I didn’t want to get attached, I thought I could control it. But as it turned out, I got attached so quickly and now my days are centered around one subject. It would just be easier if I could pretend as if nothing is going on because I don’t even know what is going on.

My rambling should stop now, I felt like I needed to write something instead of talking to someone because I believe no one has the solution for whatever is going on.
And yes, there’s a big chance my future-self would slap me for this post. Sorry. Bye.

 

A “Too long for Twitter” post

It’s like people stopped caring but care that others should care about them.

And right now, in this moment I’m all “I don’t care, I need to be selfish now and process my thoughts, I’m sure others would understand” but there’s this tiny bit in your brain that is squeezing itself in that train of thought , telling you that they won’t understand and they might not necessarily forgive you because all they would see is that you don’t care enough about them and so they should do the same a put you aside, they won’t understand that you’re trying to understand YOURSELF.
They won’t understand that you need to be selfish at that moment that happens to be when they need you to proof your existence in their world.

If you yourself can’t figure out what’s going on with you, then how would others get it?

You hope they would, but I’m thinking they won’t.
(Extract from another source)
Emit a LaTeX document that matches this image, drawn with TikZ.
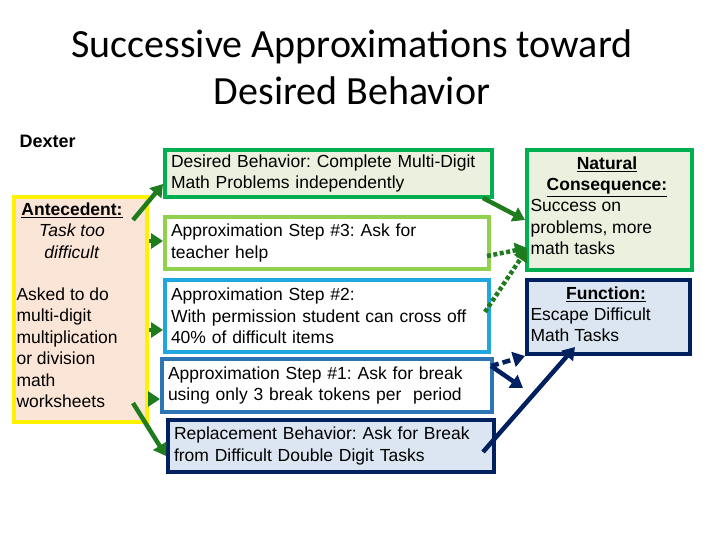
\documentclass[tikz,border=0pt]{standalone}
\usepackage{fontspec}
\setmainfont{Liberation Sans}
\newfontfamily\titlefont{Carlito}
\usetikzlibrary{arrows.meta}
\frenchspacing
\definecolor{grn}{HTML}{00B050}
\definecolor{lgrn}{HTML}{92D050}
\definecolor{sky}{HTML}{1FA8DF}
\definecolor{midblue}{HTML}{2E75B6}
\definecolor{navy}{HTML}{002060}
\definecolor{dgrn}{HTML}{1E7B1E}
\definecolor{peach}{HTML}{FBE5D6}
\definecolor{pgreen}{HTML}{EBF1DE}
\definecolor{pblue}{HTML}{DCE6F2}
\newcommand\bodyfont{\fontsize{17.5}{21.5}\selectfont}
\tikzset{
  box/.style={draw=#1,line width=4pt,anchor=north west,inner sep=4pt,align=left,font=\bodyfont},
  arr/.style={-{Triangle[length=12pt,width=15pt]},line width=4.5pt,dgrn},
  dotarr/.style={arr,line cap=butt,dash pattern=on 4pt off 2.5pt},
  navyarr/.style={arr,navy}
}
\begin{document}
\begin{tikzpicture}[x=1pt,y=-1pt]
\useasboundingbox[fill=white](0,0)rectangle(720,540);
\node[font=\titlefont\fontsize{40}{47}\selectfont,align=center](title) at (352,67)
  {Successive Approximations toward\\Desired Behavior};
\node[anchor=west,font=\bfseries\fontsize{18}{20}\selectfont](dexter) at (16,141){Dexter};
% left
\node[box=yellow,fill=peach,minimum width=133pt,minimum height=225pt](ante) at (12,195){};
\node[anchor=north,align=center,font=\bodyfont](antet) at (72,199)
  {\textbf{\underline{Antecedent:}}\\\textit{Task too}\\\textit{difficult}};
\node[anchor=north west,align=left,font=\bodyfont](asked) at (13,284)
  {Asked to do\\multi-digit\\multiplication\\or division\\math\\worksheets};
% middle
\node[box=grn,fill=pgreen,minimum width=327pt,minimum height=47pt,text width=315pt](desired) at (163,148)
  {Desired Behavior: Complete Multi-Digit\\Math Problems independently};
\node[box=lgrn,fill=white,minimum width=324pt,minimum height=52pt,text width=312pt](step3) at (163,215)
  {Approximation Step \#3: Ask for\\teacher help};
\node[box=sky,fill=white,minimum width=324pt,minimum height=72pt,text width=312pt](step2) at (163,278)
  {Approximation Step \#2:\\With permission student can cross off\\40\% of difficult items};
\node[box=midblue,fill=white,minimum width=330pt,minimum height=53pt,text width=318pt](step1) at (160,357)
  {Approximation Step \#1: Ask for break\\using only 3 break tokens per\ \ period};
\node[box=navy,fill=pblue,minimum width=326pt,minimum height=52pt,text width=314pt](repl) at (166,418)
  {Replacement Behavior: Ask for Break\\from Difficult Double Digit Tasks};
% right
\node[box=grn,fill=pgreen,minimum width=165pt,minimum height=120pt](nat) at (525,148){};
\node[anchor=north,align=center,font=\bodyfont](natt) at (607,153)
  {\textbf{\underline{Natural}}\\\textbf{\underline{Consequence:}}};
\node[anchor=north west,align=left,font=\bodyfont](natb) at (527,196)
  {Success on\\problems, more\\math tasks};
\node[box=navy,fill=pblue,minimum width=163pt,minimum height=74pt](func) at (525,278){};
\node[anchor=north,font=\bfseries\bodyfont](funct) at (606,283){\underline{Function:}};
\node[anchor=north west,align=left,font=\bodyfont](funcb) at (527,304)
  {Escape Difficult\\Math Tasks};
% arrows left
\coordinate (a1) at (133,220);
\coordinate (a5) at (133,403);
\draw[arr](a1)--(desired.south west|-0,184);
\draw[arr](ante.east|-0,241)--(step3.west|-0,241);
\draw[arr](ante.east|-0,330)--(step2.west|-0,330);
\draw[arr](ante.east|-0,399)--(step1.west|-0,399);
\draw[arr](a5)--(166,456);
% arrows right
\coordinate (r1) at (483,198);
\coordinate (r3) at (487,256);
\coordinate (r2) at (485,312);
\coordinate (r4) at (491,366);
\coordinate (r4e) at (523,388);
\coordinate (r5) at (483,452);
\draw[arr](r1)--(525,220);
\draw[dotarr](r3)--(527,248);
\draw[dotarr](r2)--(527,249);
\draw[navyarr,dash pattern=on 8pt off 4pt](r4)--(func.south west);
\draw[navyarr](r4)--(r4e);
\draw[navyarr](r5)--(575,347);
\end{tikzpicture}
\end{document}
What sucks the most is that an explanation is expected, people expect an explanation when something doesn’t go the way it should have (in their mind at least).
When someone doesn’t show up, when someone doesn’t interact.
But then why should I explain myself?
I should maintain my right to not have to explain an inner conflict and not wanting to interact with humans, shouldn’t I?

You from your eyes expect to not owe an explanation, while they see that an explanation is their right.
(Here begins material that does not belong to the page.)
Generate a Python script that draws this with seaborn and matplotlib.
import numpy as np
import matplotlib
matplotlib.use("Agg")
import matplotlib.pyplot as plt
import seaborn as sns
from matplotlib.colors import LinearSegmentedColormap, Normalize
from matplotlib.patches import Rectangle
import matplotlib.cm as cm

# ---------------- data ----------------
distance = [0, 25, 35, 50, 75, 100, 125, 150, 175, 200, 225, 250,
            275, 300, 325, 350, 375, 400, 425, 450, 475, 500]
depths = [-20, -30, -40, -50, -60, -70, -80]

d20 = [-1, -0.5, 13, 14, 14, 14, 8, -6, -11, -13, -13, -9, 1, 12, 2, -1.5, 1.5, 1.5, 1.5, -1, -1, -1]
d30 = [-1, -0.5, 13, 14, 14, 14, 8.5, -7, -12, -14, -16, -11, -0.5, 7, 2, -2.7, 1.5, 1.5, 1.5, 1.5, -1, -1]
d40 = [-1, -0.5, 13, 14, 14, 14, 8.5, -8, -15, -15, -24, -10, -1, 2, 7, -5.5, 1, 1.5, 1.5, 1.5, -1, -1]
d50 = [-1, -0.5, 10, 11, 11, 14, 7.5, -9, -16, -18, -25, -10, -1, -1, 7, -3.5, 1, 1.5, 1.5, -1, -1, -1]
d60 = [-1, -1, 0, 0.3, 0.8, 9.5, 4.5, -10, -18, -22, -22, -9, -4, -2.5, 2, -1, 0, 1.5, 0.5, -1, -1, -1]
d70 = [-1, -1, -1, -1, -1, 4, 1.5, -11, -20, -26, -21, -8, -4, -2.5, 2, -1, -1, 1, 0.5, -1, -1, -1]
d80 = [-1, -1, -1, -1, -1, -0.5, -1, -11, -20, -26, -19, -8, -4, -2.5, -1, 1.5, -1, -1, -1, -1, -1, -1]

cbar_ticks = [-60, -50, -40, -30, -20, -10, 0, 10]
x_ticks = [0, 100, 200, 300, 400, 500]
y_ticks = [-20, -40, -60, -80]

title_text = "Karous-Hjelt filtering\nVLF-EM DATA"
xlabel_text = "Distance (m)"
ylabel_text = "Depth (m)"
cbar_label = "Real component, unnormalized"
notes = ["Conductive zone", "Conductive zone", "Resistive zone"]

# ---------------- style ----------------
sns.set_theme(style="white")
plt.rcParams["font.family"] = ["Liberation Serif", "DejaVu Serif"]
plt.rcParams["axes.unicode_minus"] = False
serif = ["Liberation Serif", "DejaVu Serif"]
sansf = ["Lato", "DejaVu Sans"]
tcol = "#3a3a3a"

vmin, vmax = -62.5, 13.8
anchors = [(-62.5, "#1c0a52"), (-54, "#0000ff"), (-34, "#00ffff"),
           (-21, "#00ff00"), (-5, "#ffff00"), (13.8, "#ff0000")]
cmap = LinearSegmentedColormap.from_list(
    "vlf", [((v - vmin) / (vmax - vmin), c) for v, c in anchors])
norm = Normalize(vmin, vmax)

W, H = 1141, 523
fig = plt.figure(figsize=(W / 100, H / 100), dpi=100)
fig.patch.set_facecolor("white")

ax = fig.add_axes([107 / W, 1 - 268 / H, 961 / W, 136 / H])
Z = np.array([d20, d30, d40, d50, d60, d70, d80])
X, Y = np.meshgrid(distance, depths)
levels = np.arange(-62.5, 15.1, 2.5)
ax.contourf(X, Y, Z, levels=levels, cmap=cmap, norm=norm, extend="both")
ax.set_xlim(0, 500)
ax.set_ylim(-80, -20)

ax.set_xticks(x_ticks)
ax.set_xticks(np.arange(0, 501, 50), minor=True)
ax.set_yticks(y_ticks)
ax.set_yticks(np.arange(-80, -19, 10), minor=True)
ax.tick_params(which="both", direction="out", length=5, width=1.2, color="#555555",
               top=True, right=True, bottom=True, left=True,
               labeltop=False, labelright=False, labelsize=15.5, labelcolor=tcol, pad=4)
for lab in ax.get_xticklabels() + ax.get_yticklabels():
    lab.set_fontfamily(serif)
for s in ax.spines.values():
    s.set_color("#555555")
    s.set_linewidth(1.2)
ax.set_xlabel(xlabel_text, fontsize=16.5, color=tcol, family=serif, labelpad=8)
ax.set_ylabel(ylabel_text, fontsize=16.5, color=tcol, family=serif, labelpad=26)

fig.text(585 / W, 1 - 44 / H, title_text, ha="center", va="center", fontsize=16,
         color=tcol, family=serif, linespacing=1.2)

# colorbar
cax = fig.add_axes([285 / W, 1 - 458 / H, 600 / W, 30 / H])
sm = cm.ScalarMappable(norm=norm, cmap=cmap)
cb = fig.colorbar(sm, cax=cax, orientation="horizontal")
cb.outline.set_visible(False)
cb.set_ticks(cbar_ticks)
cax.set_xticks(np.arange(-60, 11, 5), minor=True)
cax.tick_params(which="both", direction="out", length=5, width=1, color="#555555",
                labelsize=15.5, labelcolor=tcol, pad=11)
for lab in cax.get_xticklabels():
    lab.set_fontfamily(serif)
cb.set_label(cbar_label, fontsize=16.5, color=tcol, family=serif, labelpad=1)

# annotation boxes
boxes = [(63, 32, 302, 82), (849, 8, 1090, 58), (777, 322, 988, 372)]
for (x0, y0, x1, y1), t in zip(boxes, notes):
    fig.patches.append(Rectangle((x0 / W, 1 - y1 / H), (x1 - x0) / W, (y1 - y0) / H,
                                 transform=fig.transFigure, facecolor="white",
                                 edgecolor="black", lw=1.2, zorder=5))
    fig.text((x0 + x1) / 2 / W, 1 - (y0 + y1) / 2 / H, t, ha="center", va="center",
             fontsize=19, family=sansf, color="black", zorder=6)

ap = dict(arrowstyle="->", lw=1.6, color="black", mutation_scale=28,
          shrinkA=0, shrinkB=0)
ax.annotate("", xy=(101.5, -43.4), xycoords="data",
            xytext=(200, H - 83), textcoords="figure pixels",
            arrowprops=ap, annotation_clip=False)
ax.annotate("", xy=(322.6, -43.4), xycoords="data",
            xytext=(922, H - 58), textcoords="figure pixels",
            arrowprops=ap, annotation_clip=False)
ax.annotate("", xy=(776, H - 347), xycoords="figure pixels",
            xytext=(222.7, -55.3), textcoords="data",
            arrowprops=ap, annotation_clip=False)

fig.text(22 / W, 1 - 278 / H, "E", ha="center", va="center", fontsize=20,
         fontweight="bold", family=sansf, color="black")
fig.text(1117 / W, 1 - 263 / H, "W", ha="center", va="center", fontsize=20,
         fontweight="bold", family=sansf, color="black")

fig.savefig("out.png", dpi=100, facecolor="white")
It all comes down to this.
People won’t get you, you wont get others and others wont get others; none of us is a mind-reader and predictions are based on personal thoughts not thoughts based on understanding/knowing the thoughts of that other person.

P.S. This is not an issue I’m facing in a “romantic” relationship.

The things… Things.

There are whole loads of things that I need to worry less about. They’re taking up much of my time, space in my mind and when I think of it, my spirit too. I don’t know how these things managed to creep up and take all of this huge space inside of me and how easily my emotions get tangled by them. I should start learning how to control them and constantly remind myself that these things are NOT important not just a thought that I would forget about the next day and continue my routine of getting caught in this non-sense that’s not gonna get me anywhere.

When do “men” actually intend to grow up? I see 30 year olds still acting like silly kids.